**Exercise materials**
■ ■ ■ ■ ■

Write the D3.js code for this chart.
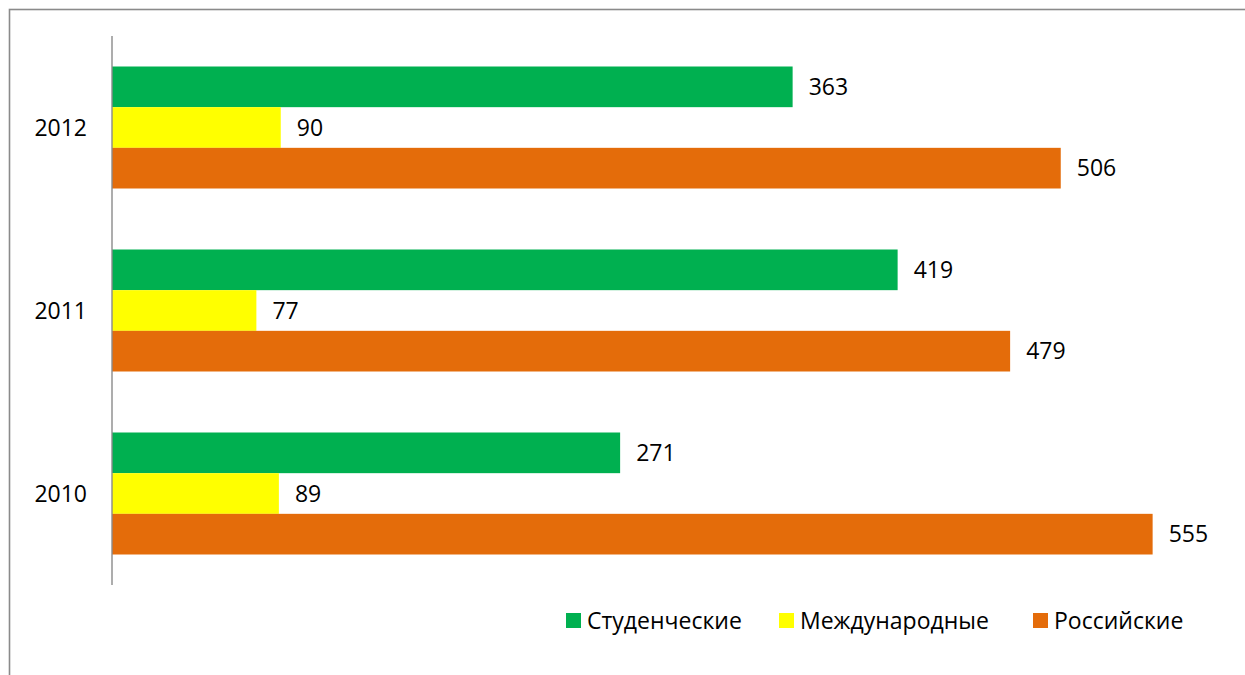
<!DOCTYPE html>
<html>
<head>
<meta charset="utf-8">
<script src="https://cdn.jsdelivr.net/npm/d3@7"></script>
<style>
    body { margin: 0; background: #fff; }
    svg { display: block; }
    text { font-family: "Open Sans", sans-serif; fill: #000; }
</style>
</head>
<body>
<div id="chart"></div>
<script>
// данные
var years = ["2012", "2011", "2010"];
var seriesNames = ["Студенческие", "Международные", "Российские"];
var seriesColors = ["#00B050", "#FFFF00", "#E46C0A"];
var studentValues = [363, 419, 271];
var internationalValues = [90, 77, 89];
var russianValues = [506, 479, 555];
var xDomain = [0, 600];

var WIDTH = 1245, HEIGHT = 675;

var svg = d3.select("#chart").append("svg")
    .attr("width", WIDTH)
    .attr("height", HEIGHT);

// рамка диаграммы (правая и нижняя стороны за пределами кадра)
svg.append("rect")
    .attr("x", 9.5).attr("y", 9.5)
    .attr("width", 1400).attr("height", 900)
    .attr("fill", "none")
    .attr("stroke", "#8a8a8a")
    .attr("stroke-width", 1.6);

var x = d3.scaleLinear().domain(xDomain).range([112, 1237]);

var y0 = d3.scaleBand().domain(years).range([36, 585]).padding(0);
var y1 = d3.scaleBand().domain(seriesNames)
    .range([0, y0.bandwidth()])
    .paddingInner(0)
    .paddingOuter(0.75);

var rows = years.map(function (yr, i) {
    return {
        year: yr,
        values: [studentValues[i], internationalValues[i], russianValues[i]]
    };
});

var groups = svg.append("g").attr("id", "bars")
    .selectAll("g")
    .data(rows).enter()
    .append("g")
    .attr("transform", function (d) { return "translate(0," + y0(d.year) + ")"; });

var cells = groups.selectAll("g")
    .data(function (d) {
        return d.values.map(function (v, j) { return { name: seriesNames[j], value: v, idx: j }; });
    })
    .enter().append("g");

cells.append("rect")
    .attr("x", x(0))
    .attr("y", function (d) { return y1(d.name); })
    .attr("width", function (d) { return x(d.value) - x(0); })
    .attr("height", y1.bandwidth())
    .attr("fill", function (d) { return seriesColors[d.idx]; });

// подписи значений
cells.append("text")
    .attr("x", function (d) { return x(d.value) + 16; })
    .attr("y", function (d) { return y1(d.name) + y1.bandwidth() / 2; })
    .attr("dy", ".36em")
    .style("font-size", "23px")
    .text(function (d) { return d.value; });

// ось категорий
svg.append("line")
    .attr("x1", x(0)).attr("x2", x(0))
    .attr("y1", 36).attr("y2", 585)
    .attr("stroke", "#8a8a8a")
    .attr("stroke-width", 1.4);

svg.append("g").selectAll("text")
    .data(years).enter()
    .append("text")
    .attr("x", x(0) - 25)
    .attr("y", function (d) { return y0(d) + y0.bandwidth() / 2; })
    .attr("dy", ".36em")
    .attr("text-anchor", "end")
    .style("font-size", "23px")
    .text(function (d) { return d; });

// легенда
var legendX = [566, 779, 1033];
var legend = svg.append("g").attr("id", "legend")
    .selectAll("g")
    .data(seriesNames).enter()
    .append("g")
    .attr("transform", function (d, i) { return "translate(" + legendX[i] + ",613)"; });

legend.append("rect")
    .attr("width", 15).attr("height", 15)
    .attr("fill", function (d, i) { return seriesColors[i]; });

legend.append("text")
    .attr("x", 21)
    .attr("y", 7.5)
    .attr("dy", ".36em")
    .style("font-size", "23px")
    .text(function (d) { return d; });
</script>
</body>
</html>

■ ■ ■ ■ ■

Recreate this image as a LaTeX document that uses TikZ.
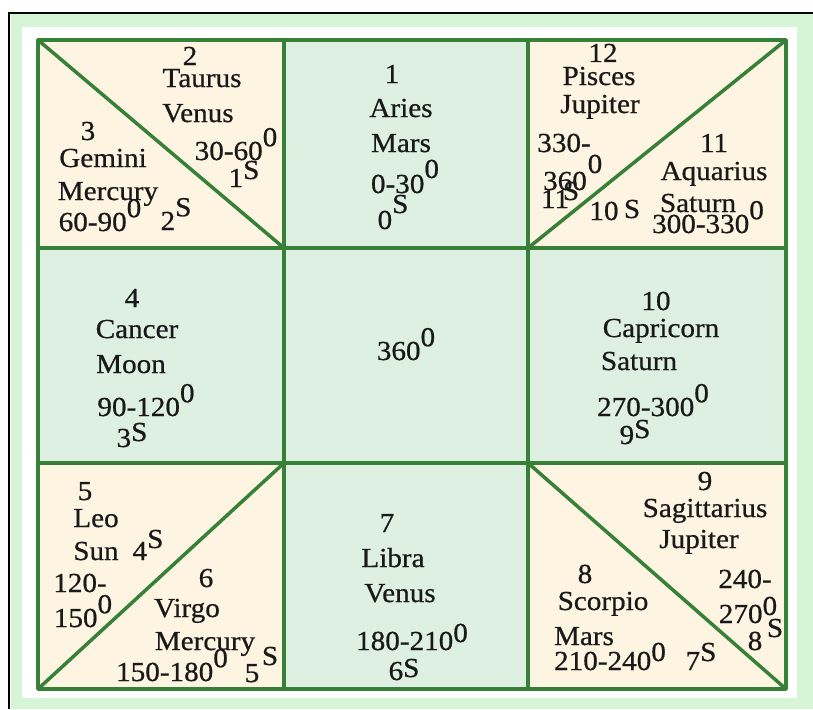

■ ■ ■ ■ ■

Check each line of the material above for "this" and say how many lines contain it, giving the number alone.

**Worked answer**
2